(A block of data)
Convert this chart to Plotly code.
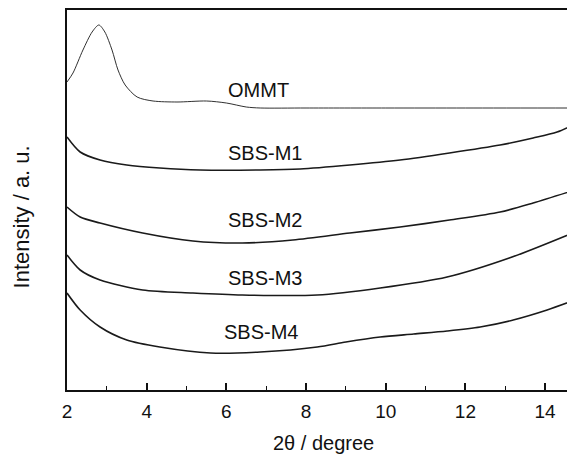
import plotly.graph_objects as go

# 2theta (degree) and intensity (a.u., offset traces)
ommt_x = [2.0, 2.15, 2.4, 2.63, 2.8, 2.95, 3.13, 3.28, 3.46, 3.76, 4.16, 4.76, 5.5, 6.0, 6.5, 6.85, 8.0, 10.0, 12.0, 14.75]
ommt_y = [308, 317, 340, 358, 365, 358, 340, 320, 305, 293, 289, 288, 289, 287, 283, 282, 282, 282, 282, 282]

m1_x = [2.0, 2.33, 2.83, 3.5, 4.33, 5.34, 6.85, 7.85, 9.1, 10.36, 11.6, 12.87, 13.7, 14.3, 14.75]
m1_y = [253, 238, 230, 225, 222, 220, 220, 221, 225, 230, 237, 245, 252, 258, 266]

m2_x = [2.0, 2.33, 2.83, 3.9, 5.16, 6.4, 7.67, 9.1, 10.36, 11.6, 12.87, 13.7, 14.75]
m2_y = [183, 173, 167, 157, 149, 147, 150, 157, 163, 170, 178, 187, 200]

m3_x = [2.0, 2.33, 2.83, 3.9, 5.16, 6.4, 8.28, 9.86, 11.54, 13.1, 14.75]
m3_y = [135, 120, 110, 100, 97, 95, 95, 102, 113, 132, 158]

m4_x = [2.0, 2.33, 2.83, 3.5, 4.33, 5.6, 6.85, 8.28, 9.0, 9.86, 10.7, 11.54, 12.37, 13.2, 14.05, 14.75]
m4_y = [97, 80, 63, 50, 43, 37, 38, 43, 48, 53, 56, 59, 63, 70, 80, 90]

labels = ["OMMT", "SBS-M1", "SBS-M2", "SBS-M3", "SBS-M4"]
label_x = [5.98, 5.98, 5.98, 5.98, 5.9]
label_y = [300, 237, 170, 112, 58]

fig = go.Figure()
series = [(ommt_x, ommt_y, 0.9), (m1_x, m1_y, 1.6), (m2_x, m2_y, 1.6), (m3_x, m3_y, 1.6), (m4_x, m4_y, 1.6)]
for (xs, ys, w), name in zip(series, labels):
    fig.add_trace(go.Scatter(x=xs, y=ys, mode="lines", name=name,
                             line=dict(color="#1a1a1a", width=w, shape="spline", smoothing=0.8),
                             showlegend=False))

FONT = "Liberation Sans, Arial"
for t, lx, ly in zip(labels, label_x, label_y):
    fig.add_annotation(x=lx, y=ly, text=t, showarrow=False, xanchor="left", yanchor="middle",
                       font=dict(family=FONT, size=20, color="#111"))

# axis titles
fig.add_annotation(xref="paper", yref="paper", x=0.505, y=-0.14, text="2θ / degree",
                   showarrow=False, xanchor="center", yanchor="middle",
                   font=dict(family=FONT, size=20, color="#111"))
fig.add_annotation(xref="paper", yref="paper", x=-0.09, y=0.455, text="Intensity / a. u.",
                   showarrow=False, xanchor="center", yanchor="middle", textangle=-90,
                   font=dict(family=FONT, size=22, color="#111"))

# the page body adds an 8px margin, so the figure is 8px smaller and offsets are reduced
fig.update_layout(
    width=567, height=446,
    margin=dict(l=59, r=0, t=2, b=64),
    paper_bgcolor="white", plot_bgcolor="white",
    font=dict(family=FONT, color="#111"),
    xaxis=dict(range=[2, 14.75], tick0=2, dtick=2, ticks="inside", ticklen=7, tickwidth=1.5,
               tickcolor="#111", showline=True, linecolor="#111", linewidth=1.5, mirror=True,
               showgrid=False, zeroline=False, tickfont=dict(size=19), ticklabelstandoff=3,
               minor=dict(dtick=1, ticks="inside", ticklen=4, tickwidth=1.2, tickcolor="#111",
                          showgrid=False),
               automargin=False),
    yaxis=dict(range=[0, 380], showticklabels=False, ticks="", showline=True, linecolor="#111",
               linewidth=1.5, showgrid=False, zeroline=False, automargin=False),
)

fig.write_html("out.html")
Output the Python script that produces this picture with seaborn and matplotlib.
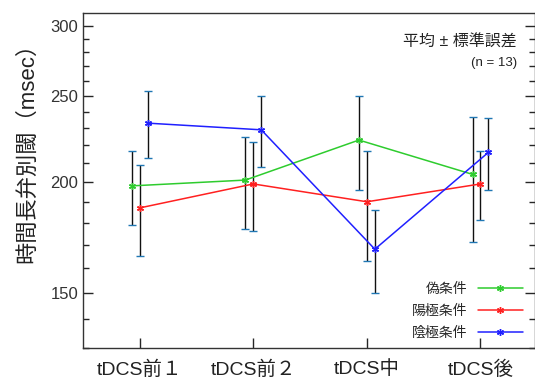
import numpy as np
import pandas as pd
import matplotlib
matplotlib.use("Agg")
import matplotlib.pyplot as plt
import matplotlib.ticker as mticker
import seaborn as sns

# data
sessions = ['tDCS前１', 'tDCS前２', 'tDCS中', 'tDCS後']
conditions = ['偽条件', '陽極条件', '陰極条件']
sham_mean = [198, 201, 223, 204]
sham_se = [19, 24, 27, 33]
anodal_mean = [187, 199, 190, 199]
anodal_se = [22, 23, 27, 18]
cathodal_mean = [233, 229, 168, 216]
cathodal_se = [20, 21, 18, 20]

colors = ['#2ecc2e', '#ff2020', '#2020ff']
offsets = [-0.07, 0.0, 0.07]

rows = []
for cond, means, ses, off in zip(conditions, [sham_mean, anodal_mean, cathodal_mean],
                                 [sham_se, anodal_se, cathodal_se], offsets):
    for i, (m, s) in enumerate(zip(means, ses)):
        rows.append({'cond': cond, 'x': i + off, 'mean': m, 'se': s})
df = pd.DataFrame(rows)

sns.set_style("ticks")
plt.rcParams['font.family'] = ['Liberation Sans', 'Noto Sans CJK JP']

fig = plt.figure(figsize=(5.35, 3.85), dpi=100)
ax = fig.add_axes([0.155, 0.096, 0.845, 0.870])

for cond in conditions:
    d = df[df['cond'] == cond]
    ax.errorbar(d['x'], d['mean'], yerr=d['se'], fmt='none', ecolor='#111111',
                elinewidth=1.0, capsize=3, capthick=1.0, zorder=1)

sns.lineplot(data=df, x='x', y='mean', hue='cond', hue_order=conditions,
             palette=colors, marker=(6, 2, 0), markersize=5, markeredgewidth=1,
             linewidth=1.1, ax=ax, zorder=3)
for ln in ax.lines:
    ln.set_markeredgecolor(ln.get_color())

ax.set_yscale('log')
ax.set_ylim(130, 310)
ax.set_xlim(-0.5, 3.48)
ax.yaxis.set_major_locator(mticker.FixedLocator([150, 200, 250, 300]))
ax.yaxis.set_major_formatter(mticker.FixedFormatter(['150', '200', '250', '300']))
ax.yaxis.set_minor_locator(mticker.FixedLocator([v for v in range(130, 310, 10) if v % 50 != 0]))
ax.yaxis.set_minor_formatter(mticker.NullFormatter())
ax.set_xticks(range(len(sessions)))
ax.set_xticklabels(sessions)

ax.tick_params(axis='y', which='major', direction='in', length=7, width=1,
               labelsize=12, labelcolor='#333333', right=True)
ax.tick_params(axis='y', which='minor', direction='in', length=4, width=1, right=True)
ax.tick_params(axis='x', which='major', direction='in', length=7, width=1,
               labelsize=14, pad=9, labelcolor='#222222')
for sp in ax.spines.values():
    sp.set_linewidth(1.0)
    sp.set_color('#333333')

ax.set_xlabel('')
ax.set_ylabel('時間長弁別閾（msec）', fontsize=16, color='#222222')
ax.yaxis.set_label_coords(-0.1, 0.6)

handles, labels = ax.get_legend_handles_labels()
for h in handles:
    h.set_markeredgecolor(h.get_color())
ax.legend(handles, labels, loc='lower right', bbox_to_anchor=(1.0, -0.012),
          markerfirst=False, frameon=False, fontsize=10, handlelength=3.2,
          labelspacing=0.55, handletextpad=0.8)

ax.text(0.96, 0.915, '平均 ± 標準誤差', transform=ax.transAxes, ha='right',
        va='center', fontsize=11.5, color='#222222')
ax.text(0.96, 0.852, '(n = 13)', transform=ax.transAxes, ha='right',
        va='center', fontsize=9.5, color='#222222')

fig.savefig('out.png', dpi=100)
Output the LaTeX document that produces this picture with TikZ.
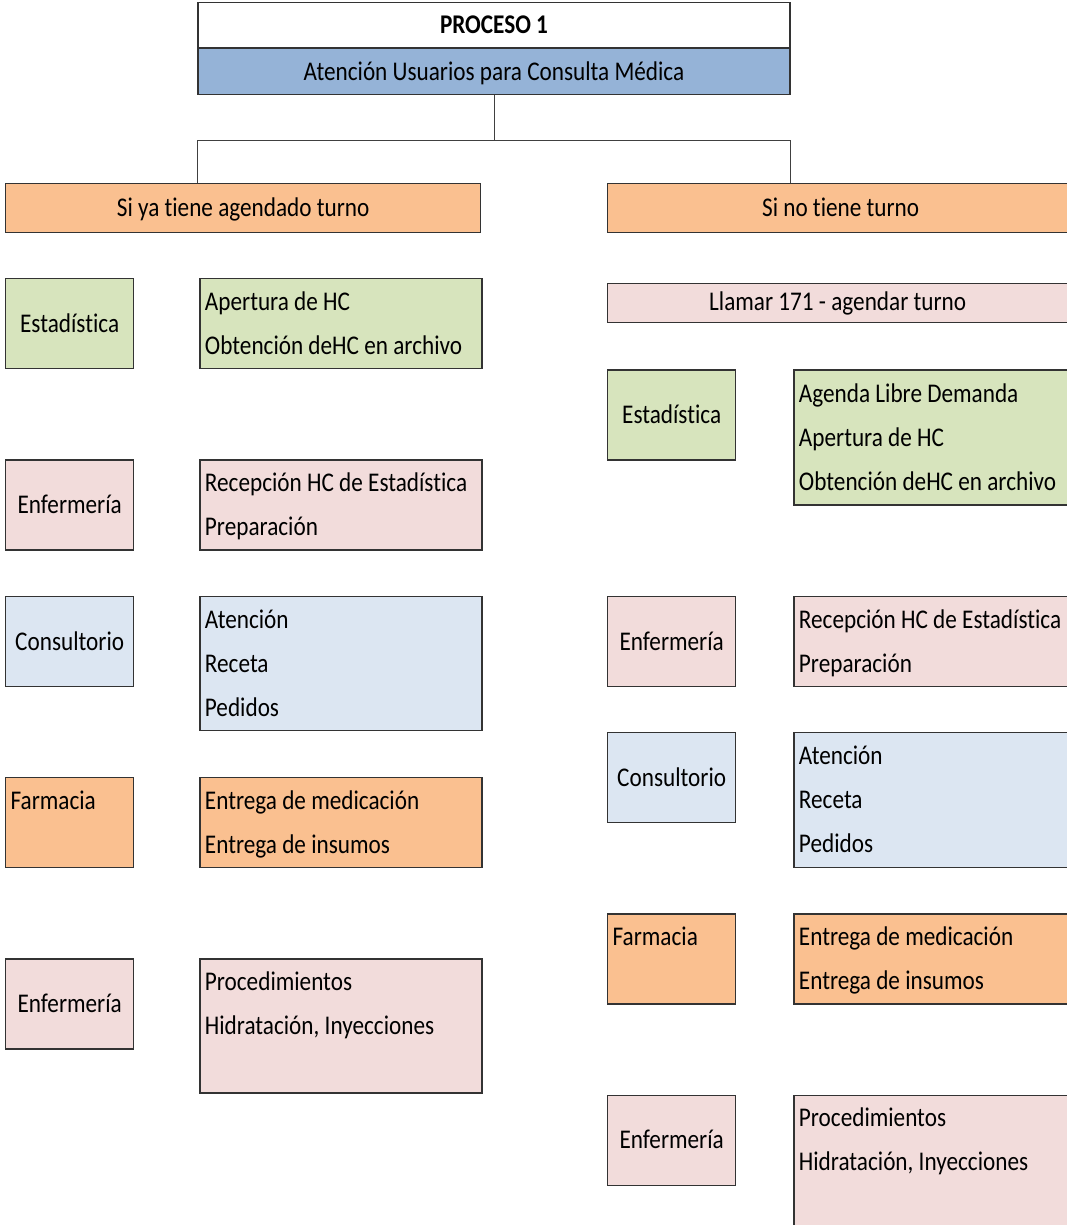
\documentclass[tikz,border=0pt]{standalone}
\usepackage{fontspec}
\setmainfont[FakeStretch=0.86,Ligatures=NoCommon]{Carlito}
\usepackage{xcolor}
\usepackage{tikz}
\usetikzlibrary{positioning}

\definecolor{naranja}{HTML}{FAC090}
\definecolor{verde}{HTML}{D7E4BD}
\definecolor{rosa}{HTML}{F2DCDB}
\definecolor{celeste}{HTML}{DCE6F2}
\definecolor{azul}{HTML}{95B3D7}

\begin{document}
\begin{tikzpicture}[x=1pt,y=-1pt,
  plain box/.style={draw=black!80,line width=1.3pt,inner sep=0pt,
    font=\fontsize{27}{44}\selectfont},
  box/.style={plain box,execute at begin node=\strut,execute at end node=\strut},
  title node/.style={box,minimum width=592pt,minimum height=45pt,align=flush center},
  header node/.style={box,fill=naranja,minimum height=49pt,align=flush center},
  area node/.style={box,minimum width=128pt,minimum height=90pt,align=flush center},
  task node/.style={box,text width=272pt,inner xsep=5pt,minimum height=90pt,align=flush left},
  link/.style={draw=black!75,line width=1pt}]

  \useasboundingbox (0,0) rectangle (1066,1225);

  % cabecera
  \node[title node,fill=white] (proc) at (494,25) {\bfseries PROCESO 1};
  \node[title node,fill=azul,minimum height=46pt] (aten) [below=0pt of proc] {Atención Usuarios para Consulta Médica};

  \node[header node,minimum width=475pt,anchor=north west] (conturno) at (5,183) {Si ya tiene agendado turno};
  \node[header node,minimum width=466pt,anchor=north west] (sinturno) at (607,183) {Si no tiene turno};

  % con turno
  \node[area node,fill=verde,anchor=north west] (est1) at (5,278) {Estadística};
  \node[area node,fill=rosa]    (enf1)  [below=90pt of est1]  {Enfermería};
  \node[area node,fill=celeste] (cons1) [below=45pt of enf1]  {Consultorio};
  \node[area node,fill=naranja,align=flush left,text width=118pt,inner xsep=5pt] (farm1) [below=90pt of cons1] {Farmacia\\ \mbox{}};
  \node[area node,fill=rosa]    (enf2)  [below=90pt of farm1] {Enfermería};

  \node[task node,fill=verde]   (est1t)  [right=65pt of est1.north east,anchor=north west]  {Apertura de HC\\Obtención deHC en archivo};
  \node[task node,fill=rosa]    (enf1t)  [right=65pt of enf1.north east,anchor=north west]  {Recepción HC de Estadística\\Preparación};
  \node[task node,fill=celeste,minimum height=134pt] (cons1t) [right=65pt of cons1.north east,anchor=north west] {Atención\\Receta\\Pedidos};
  \node[task node,fill=naranja] (farm1t) [right=65pt of farm1.north east,anchor=north west] {Entrega de medicación\\Entrega de insumos};
  \node[task node,fill=rosa,minimum height=134pt] (enf2t) [right=65pt of enf2.north east,anchor=north west] {Procedimientos\\Hidratación, Inyecciones\\ \mbox{}};

  % sin turno
  \node[plain box,fill=rosa,minimum width=466pt,minimum height=39pt,anchor=north west] (llamar) at (607,283) {\hspace*{-6pt}Llamar 171 - agendar turno};
  \node[area node,fill=verde]   (est2)  [below=46pt of llamar.south west,anchor=north west] {Estadística};
  \node[area node,fill=rosa]    (enf3)  [below=135pt of est2] {Enfermería};
  \node[area node,fill=celeste] (cons2) [below=45pt of enf3]  {Consultorio};
  \node[area node,fill=naranja,align=flush left,text width=118pt,inner xsep=5pt] (farm2) [below=90pt of cons2] {Farmacia\\ \mbox{}};
  \node[area node,fill=rosa]    (enf4)  [below=90pt of farm2] {Enfermería};

  \node[task node,fill=verde,minimum height=135pt] (est2t) [right=57pt of est2.north east,anchor=north west] {Agenda Libre Demanda\\Apertura de HC\\Obtención deHC en archivo};
  \node[task node,fill=rosa]    (enf3t)  [right=57pt of enf3.north east,anchor=north west]  {Recepción HC de Estadística\\Preparación};
  \node[task node,fill=celeste,minimum height=135pt] (cons2t) [right=57pt of cons2.north east,anchor=north west] {Atención\\Receta\\Pedidos};
  \node[task node,fill=naranja] (farm2t) [right=57pt of farm2.north east,anchor=north west] {Entrega de medicación\\Entrega de insumos};
  \node[task node,fill=rosa,minimum height=134pt] (enf4t) [right=57pt of enf4.north east,anchor=north west] {Procedimientos\\Hidratación, Inyecciones\\ \mbox{}};

  % conectores
  \coordinate (bajada) at ([yshift=-45pt]aten.south);
  \coordinate (izq) at (aten.south west |- conturno.north);
  \coordinate (der) at (aten.south east |- sinturno.north);
  \path[link] (aten.south) -- (bajada) -| (izq)
              (bajada) -| (der);
\end{tikzpicture}
\end{document}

Exercise directions: Reproduce only the lines from the beginning of the data through the line that contains "import plotly.graph_objects as go", both included, and please drop the pictures.

Complete output:
Convert this chart to Plotly code.
import plotly.graph_objects as go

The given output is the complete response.